• **EXERCISE DETAILS**
Starting with the first line below, extract each line through the one that contains "const titleLines = ['Chart", inclusive, excluding pictures.

• **RAW DATA**
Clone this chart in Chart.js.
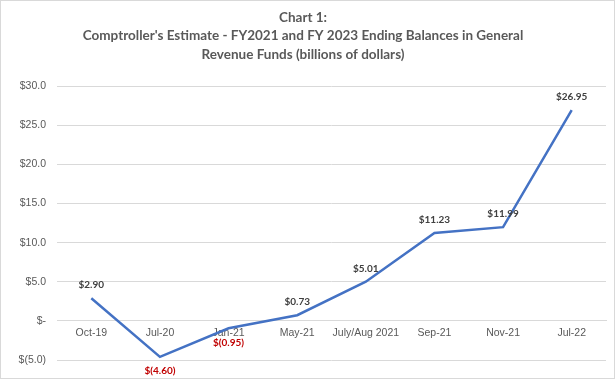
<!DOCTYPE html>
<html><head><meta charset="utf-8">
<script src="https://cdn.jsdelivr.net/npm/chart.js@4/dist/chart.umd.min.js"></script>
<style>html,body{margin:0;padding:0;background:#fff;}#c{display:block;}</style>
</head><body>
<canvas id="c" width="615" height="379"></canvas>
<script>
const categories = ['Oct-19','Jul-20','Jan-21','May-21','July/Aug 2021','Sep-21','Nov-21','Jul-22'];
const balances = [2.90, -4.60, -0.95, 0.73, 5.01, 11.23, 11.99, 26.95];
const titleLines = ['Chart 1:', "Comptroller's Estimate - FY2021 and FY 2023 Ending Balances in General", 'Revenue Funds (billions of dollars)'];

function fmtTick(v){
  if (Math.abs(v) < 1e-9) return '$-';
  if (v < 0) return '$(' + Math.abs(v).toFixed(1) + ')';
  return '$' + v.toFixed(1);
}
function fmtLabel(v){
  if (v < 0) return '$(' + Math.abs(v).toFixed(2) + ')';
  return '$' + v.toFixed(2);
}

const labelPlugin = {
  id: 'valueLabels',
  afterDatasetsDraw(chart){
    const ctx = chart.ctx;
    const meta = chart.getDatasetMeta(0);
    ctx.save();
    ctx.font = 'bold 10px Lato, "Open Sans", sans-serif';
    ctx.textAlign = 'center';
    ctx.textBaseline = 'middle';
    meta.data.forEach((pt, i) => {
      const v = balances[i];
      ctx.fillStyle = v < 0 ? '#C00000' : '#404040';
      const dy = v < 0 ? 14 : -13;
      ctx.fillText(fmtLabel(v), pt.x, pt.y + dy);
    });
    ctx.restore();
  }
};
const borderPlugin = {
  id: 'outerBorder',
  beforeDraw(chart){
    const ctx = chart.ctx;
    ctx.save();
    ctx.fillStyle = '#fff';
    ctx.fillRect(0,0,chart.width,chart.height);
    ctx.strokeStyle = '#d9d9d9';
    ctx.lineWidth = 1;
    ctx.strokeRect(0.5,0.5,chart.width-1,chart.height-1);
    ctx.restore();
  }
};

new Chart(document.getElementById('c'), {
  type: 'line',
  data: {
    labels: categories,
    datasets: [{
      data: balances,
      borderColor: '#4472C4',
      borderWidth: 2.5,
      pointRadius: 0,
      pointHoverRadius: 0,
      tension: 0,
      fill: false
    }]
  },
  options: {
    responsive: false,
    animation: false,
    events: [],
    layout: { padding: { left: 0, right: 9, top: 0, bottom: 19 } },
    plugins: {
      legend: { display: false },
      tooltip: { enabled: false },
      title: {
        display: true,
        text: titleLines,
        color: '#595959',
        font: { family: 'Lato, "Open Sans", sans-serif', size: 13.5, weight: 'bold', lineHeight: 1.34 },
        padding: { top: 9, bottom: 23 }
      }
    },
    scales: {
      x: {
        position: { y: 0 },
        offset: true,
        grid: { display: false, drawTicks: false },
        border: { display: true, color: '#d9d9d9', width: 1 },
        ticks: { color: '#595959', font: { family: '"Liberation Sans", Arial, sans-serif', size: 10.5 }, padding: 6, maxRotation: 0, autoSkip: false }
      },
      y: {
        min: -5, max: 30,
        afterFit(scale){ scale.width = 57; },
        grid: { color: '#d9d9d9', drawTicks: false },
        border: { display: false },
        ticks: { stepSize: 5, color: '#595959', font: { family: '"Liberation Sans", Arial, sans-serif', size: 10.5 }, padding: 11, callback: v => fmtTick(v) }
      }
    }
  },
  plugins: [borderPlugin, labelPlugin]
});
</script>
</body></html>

• **RESPONSE TO THIS EXERCISE**
Clone this chart in Chart.js.
<!DOCTYPE html>
<html><head><meta charset="utf-8">
<script src="https://cdn.jsdelivr.net/npm/chart.js@4/dist/chart.umd.min.js"></script>
<style>html,body{margin:0;padding:0;background:#fff;}#c{display:block;}</style>
</head><body>
<canvas id="c" width="615" height="379"></canvas>
<script>
const categories = ['Oct-19','Jul-20','Jan-21','May-21','July/Aug 2021','Sep-21','Nov-21','Jul-22'];
const balances = [2.90, -4.60, -0.95, 0.73, 5.01, 11.23, 11.99, 26.95];
const titleLines = ['Chart 1:', "Comptroller's Estimate - FY2021 and FY 2023 Ending Balances in General", 'Revenue Funds (billions of dollars)'];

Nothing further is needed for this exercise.